MIAMI — Former APSE President Garry D. Howard was inducted into the National Association of Black Journalists Hall of Fame on Friday during a ceremony at the JW Marriott Turnberry Resort and Spa.

Howard was APSE’s first black president when he was elected in 2009. He is currently Director of Corporate Initiatives at American City Business Journals. He graduated Lehigh University in 1977 and started his journalism career at the Trenton Times as a sports reporter.

Among other jobs, he was deputy sports editor at the Philadelphia Inquirer, sports editor at the Milwaukee Journal-Sentinel and Editor-In-Chief of The Sporting News.

“My true passion was always sports,” Howard said during an acceptance speech that detailed his career path, including how it really took off while he was at the Inquirer and was promoted from copy editor to assistant sports editor to deputy sports editor to Olympics bureau chief. “And after being virtually invisible to the journalism powers that be, I wanted to become the power that be — just for a chance that someone with my talents would be seen for his brilliance and not the color of his skin.”

While in Philadelphia, Howard realized that his biggest goal — to be a sports editor — was finally within reach.

“There was this little problem,” he said during the speech. “There was not one black sports editor at a major newspaper in the entire country. Not one! That was not lost on (Sentinel Editor) Marty Kaiser.

“Marty Kaiser made it possible. Why? Because he truly saw me. I was no longer invisible. And with that power to be I was able to make superstars in this business who looked like me.”  

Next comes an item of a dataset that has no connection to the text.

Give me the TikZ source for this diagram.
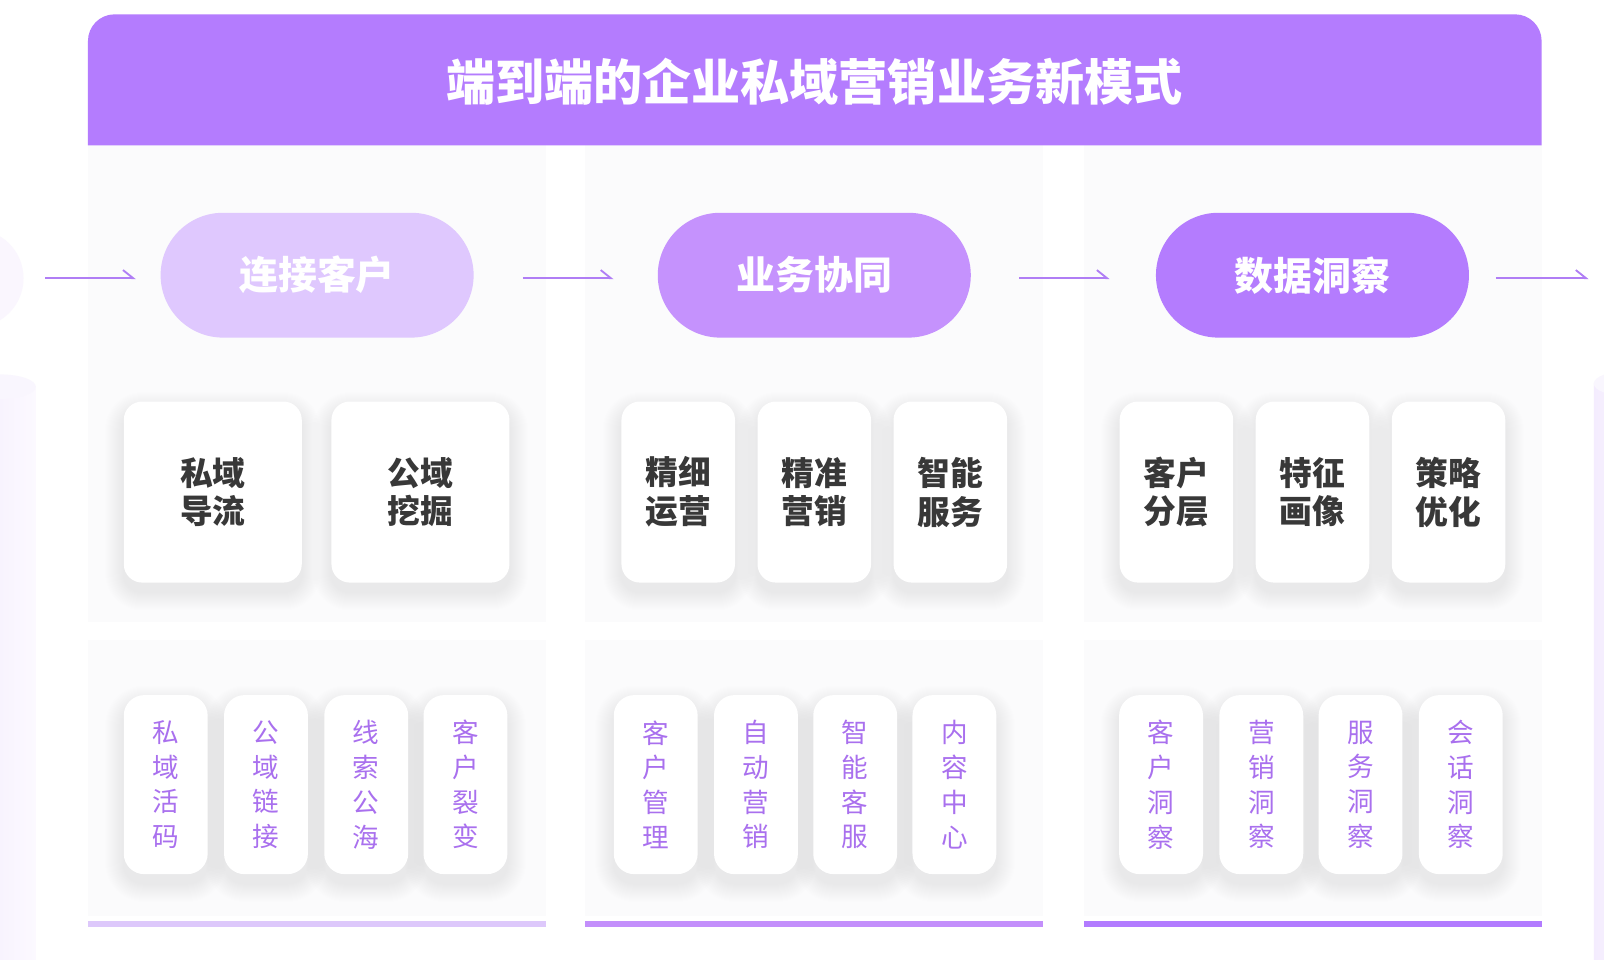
\documentclass[tikz,border=0pt]{standalone}
\usepackage{fontspec}
\newfontfamily\cjk{Noto Sans CJK SC}
\usetikzlibrary{arrows.meta,calc}
\pgfdeclarelayer{back}
\pgfdeclarelayer{shadow}
\pgfsetlayers{back,shadow,main}
\definecolor{hdr}{HTML}{B47CFE}
\definecolor{pillA}{HTML}{DFC8FE}
\definecolor{pillB}{HTML}{C592FD}
\definecolor{pillC}{HTML}{B47CFE}
\definecolor{barA}{HTML}{DDC8FB}
\definecolor{barB}{HTML}{C38FFB}
\definecolor{barC}{HTML}{B27BFF}
\definecolor{arr}{HTML}{B07EF5}
\definecolor{smalltxt}{HTML}{A970EE}
\definecolor{midtxt}{HTML}{383838}
\definecolor{panel}{HTML}{FBFBFC}
\definecolor{deco}{HTML}{F4ECFE}
\tikzset{
  pill/.style={rounded corners=61pt, minimum width=306pt, minimum height=122pt, inner sep=0pt,
    text=white, font=\cjk\bfseries\fontsize{38}{42}\selectfont},
  midcard/.style={fill=white, rounded corners=18pt, minimum height=177pt, inner sep=0pt,
    align=center, text=midtxt, font=\cjk\bfseries\fontsize{32}{38}\selectfont},
  smallcard/.style={fill=white, rounded corners=20pt, minimum width=82pt, minimum height=175pt, inner sep=0pt,
    align=center, text=smalltxt, font=\cjk\fontsize{26}{34}\selectfont},
  flow/.style={draw=arr, line width=1.8pt, -{Straight Barb[harpoon, length=10pt, width=16pt, line width=1.8pt]}},
}
\newcommand\softshadow[2]{%
  \begin{pgfonlayer}{shadow}
  \foreach \i in {1,...,18}{
    \fill[black, opacity=0.0032, rounded corners=#2+\i]
      ($(#1.south west)+(-\i,\i+9)$) rectangle ($(#1.north east)+(\i,-\i+9)$);
  }
  \end{pgfonlayer}}
\begin{document}
\begin{tikzpicture}[x=1pt,y=-1pt]
\useasboundingbox (0,0) rectangle (1568,938);
\begin{pgfonlayer}{back}
\fill[white] (0,0) rectangle (1568,938);
% side decorations
\fill[deco!45] (-25,272) circle (48);
\shade[left color=deco, right color=deco!30] (-40,378) rectangle (35,938);
\fill[deco!50] (0,378) ellipse (35 and 12);
\shade[left color=deco, right color=deco!30] (1558,375) rectangle (1610,938);
\fill[deco!50] (1590,375) ellipse (32 and 12);
% panels
\foreach \a/\b in {86/534, 572/1020, 1060/1507}{
  \fill[panel] (\a,142) rectangle (\b,608);
  \fill[panel] (\a,626) rectangle (\b,895);
}
\end{pgfonlayer}
% header
\fill[hdr] (86,142) [rounded corners=26pt] -- (86,14) -- (1507,14) [sharp corners] -- (1507,142) -- cycle;
\node[text=white, font=\cjk\bfseries\fontsize{48}{52}\selectfont] (title) at (796,80) {端到端的企业私域营销业务新模式};
% bottom bars
\fill[barA] (86,900) rectangle (534,906);
\fill[barB] (572,900) rectangle (1020,906);
\fill[barC] (1060,900) rectangle (1507,906);
% pills
\node[pill, fill=pillA] (p1) at (310,269) {连接客户};
\node[pill, fill=pillB] (p2) at (796,269) {业务协同};
\node[pill, fill=pillC] (p3) at (1283,269) {数据洞察};
\coordinate (in) at (44,272);
\coordinate (out) at (1553,272);
\draw[flow] (in) -- ($(p1.west)+(-24,3)$);
\draw[flow] ($(p1.east)+(48,3)$) -- ($(p2.west)+(-43,3)$);
\draw[flow] ($(p2.east)+(47,3)$) -- ($(p3.west)+(-45,3)$);
\draw[flow] ($(p3.east)+(26,3)$) -- (out);
% mid cards
\node[midcard, minimum width=174pt] (m11) at (208,481) {私域\\导流};
\node[midcard, minimum width=174pt] (m12) at (411,481) {公域\\挖掘};
\node[midcard, minimum width=111pt] (m21) at (663,481) {精细\\运营};
\node[midcard, minimum width=111pt] (m22) at (796,481) {精准\\营销};
\node[midcard, minimum width=111pt] (m23) at (929,481) {智能\\服务};
\node[midcard, minimum width=111pt] (m31) at (1150,481) {客户\\分层};
\node[midcard, minimum width=111pt] (m32) at (1283,481) {特征\\画像};
\node[midcard, minimum width=111pt] (m33) at (1416,481) {策略\\优化};
\foreach \n in {m11,m12,m21,m22,m23,m31,m32,m33}{\softshadow{\n}{18}}
% small cards
\node[smallcard] (s11) at (162,767) {私\\域\\活\\码};
\node[smallcard] (s12) at (260,767) {公\\域\\链\\接};
\node[smallcard] (s13) at (358,767) {线\\索\\公\\海};
\node[smallcard] (s14) at (455,767) {客\\户\\裂\\变};
\node[smallcard] (s21) at (641,767) {客\\户\\管\\理};
\node[smallcard] (s22) at (739,767) {自\\动\\营\\销};
\node[smallcard] (s23) at (836,767) {智\\能\\客\\服};
\node[smallcard] (s24) at (933,767) {内\\容\\中\\心};
\node[smallcard] (s31) at (1135,767) {客\\户\\洞\\察};
\node[smallcard] (s32) at (1233,767) {营\\销\\洞\\察};
\node[smallcard] (s33) at (1330,767) {服\\务\\洞\\察};
\node[smallcard] (s34) at (1428,767) {会\\话\\洞\\察};
\foreach \n in {s11,s12,s13,s14,s21,s22,s23,s24,s31,s32,s33,s34}{\softshadow{\n}{20}}
\end{tikzpicture}
\end{document}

In 2009, Howard was awarded the Sam Lacy Pioneer Award by the NABJ Sports Task Force in recognition of his commitment to sports journalism. He is a member of the Milwaukee Press Club Hall of Fame. Among his accomplishments for APSE was the establishment of the Red Smith Hall of Fame in Indianapolis.

He finished his speech on Friday with a message to the other black journalists in the room.

“I’ve always believed I was the master of my fate — the captain of my soul,” he said. “I’m here to tell you, you can be too.”God bless you all, and God bless NABJ for showing me that I was never, never alone.”